We are currently part of a multi-center double-blinded controlled drug trial that is studying the effects a new drug has on treating diffuse pain associated with Mast Cell Activation Syndrome.
What is Mast Cell Activation Syndrome?
Mast Cell Activation Syndrome, or MCAS, is a condition in which a patient suffers from various allergic reactions, and the cells that are released in the body during these episodes are called mast cells. The mediators within the mast cells are released in higher than normal amounts, and happen without any clear reasoning.
Patients with MCAS often have diffuse pain as well as other systemic conditions (hives, dermatographia (skin turns pink when lightly scratched), diarrhea, fast heart rate, shortness of breath, nausea, etc.). By blocking mast cells, diffuse pain can be relieved.
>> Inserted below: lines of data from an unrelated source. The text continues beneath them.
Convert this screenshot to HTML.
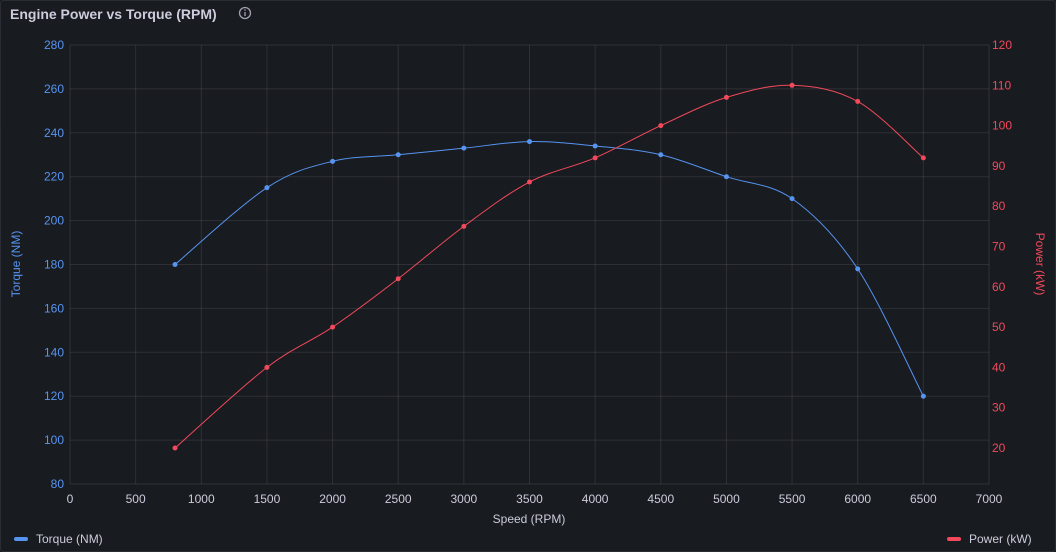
<!DOCTYPE html>
<html><head><meta charset="utf-8"><style>
html,body{margin:0;padding:0;background:#181b1f;width:1056px;height:552px;overflow:hidden;font-family:"Liberation Sans",sans-serif;}
</style></head><body>
<svg id="s" width="1056" height="552" xmlns="http://www.w3.org/2000/svg" style="position:absolute;left:0;top:0">
<rect x="0.5" y="0.5" width="1055" height="551" rx="3" fill="#181b1f" stroke="#2a2d33"/>
<text x="10" y="19" fill="#ccccdc" font-size="14" font-weight="bold">Engine Power vs Torque (RPM)</text>
<circle cx="245" cy="13" r="5.5" fill="none" stroke="#a0a0b0" stroke-width="1.3"/>
<line x1="245" y1="12" x2="245" y2="16" stroke="#a0a0b0" stroke-width="1.3"/>
<circle cx="245" cy="10" r="0.8" fill="#a0a0b0"/>
<g id="g"></g>
<text transform="translate(20,264) rotate(-90)" text-anchor="middle" fill="#5794f2" font-size="12">Torque (NM)</text>
<text transform="translate(1036,264) rotate(90)" text-anchor="middle" fill="#f2495c" font-size="12">Power (kW)</text>
<text x="529" y="523" text-anchor="middle" fill="#ccccdc" font-size="12">Speed (RPM)</text>
<rect x="14" y="537" width="14" height="4" rx="2" fill="#5794f2"/>
<text x="36" y="543" fill="#ccccdc" font-size="12">Torque (NM)</text>
<rect x="947" y="537" width="14" height="4" rx="2" fill="#f2495c"/>
<text x="969" y="543" fill="#ccccdc" font-size="12">Power (kW)</text>
</svg>
<script>
var g=document.getElementById('g'),h='';
function X(r){return 70+r*919/7000}
function YL(v){return 45+(280-v)*2.195}
function YR(v){return 45+(120-v)*4.03}
for(var r=0;r<=7000;r+=500){var x=X(r);h+='<line x1="'+x+'" y1="45" x2="'+x+'" y2="484" stroke="rgba(204,204,220,0.12)"/>';h+='<text x="'+x+'" y="503" text-anchor="middle" fill="#ccccdc" font-size="12">'+r+'</text>';}
for(var v=80;v<=280;v+=20){var y=YL(v);h+='<line x1="70" y1="'+y+'" x2="989" y2="'+y+'" stroke="rgba(204,204,220,0.12)"/>';h+='<text x="64" y="'+(y+4)+'" text-anchor="end" fill="#5794f2" font-size="12">'+v+'</text>';}
for(var v=20;v<=120;v+=10){var y=YR(v);h+='<text x="992" y="'+(y+4)+'" fill="#f2495c" font-size="12">'+v+'</text>';}
var rp=[800,1500,2000,2500,3000,3500,4000,4500,5000,5500,6000,6500];
var tq=[180,215,227,230,233,236,234,230,220,210,178,120];
var pw=[20,40,50,62,75,86,92,100,107,110,106,92];
function path(ys,f,c){var p=rp.map(function(r,i){return[X(r),f(ys[i])]});var d='M'+p[0];
for(var i=0;i<p.length-1;i++){var a=p[i-1]||p[i],b=p[i],c2=p[i+1],e=p[i+2]||c2;
d+=' C'+(b[0]+(c2[0]-a[0])/6)+','+(b[1]+(c2[1]-a[1])/6)+' '+(c2[0]-(e[0]-b[0])/6)+','+(c2[1]-(e[1]-b[1])/6)+' '+c2;}
h+='<path d="'+d+'" fill="none" stroke="'+c+'" stroke-width="1"/>';
p.forEach(function(q){h+='<circle cx="'+q[0]+'" cy="'+q[1]+'" r="2.5" fill="'+c+'"/>'});}
path(tq,YL,'#5794f2');path(pw,YR,'#f2495c');
g.innerHTML=h;
</script>
</body></html>
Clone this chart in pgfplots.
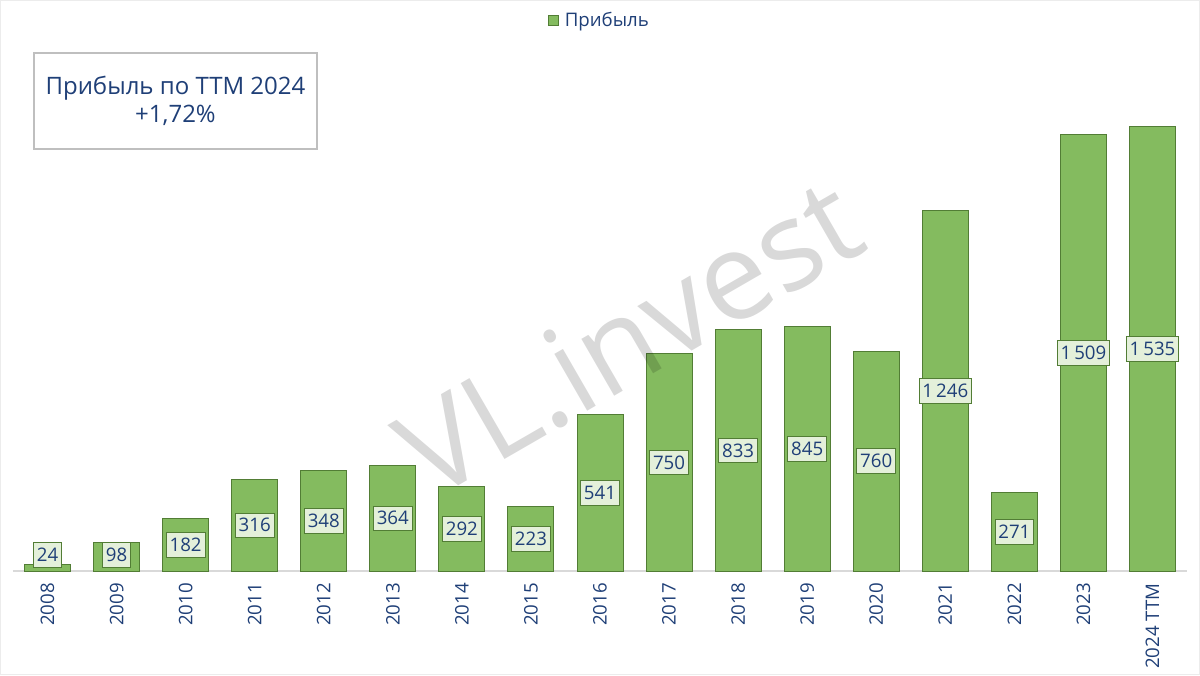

Each person participating in this study will be asked to be a part of a drug trial, in which you will be taking medication for two months, with consistent follow-up (in person and over the phone, along with filling in questionnaires online). This is a randomized, placebo-controlled study, meaning that you will either be given study drug or placebo. A placebo looks like the study drug but does not have any active or medical ingredients.
Participants will be compensated up to $50 for transportation and meals every time they come to our office.
The study takes approximately 3 months to complete and participants must be able to come to our office for frequent visits (5 visits in total), be between the ages of 18 and 75, and be in general good health. Female participants may not be pregnant or breastfeeding at the time of study.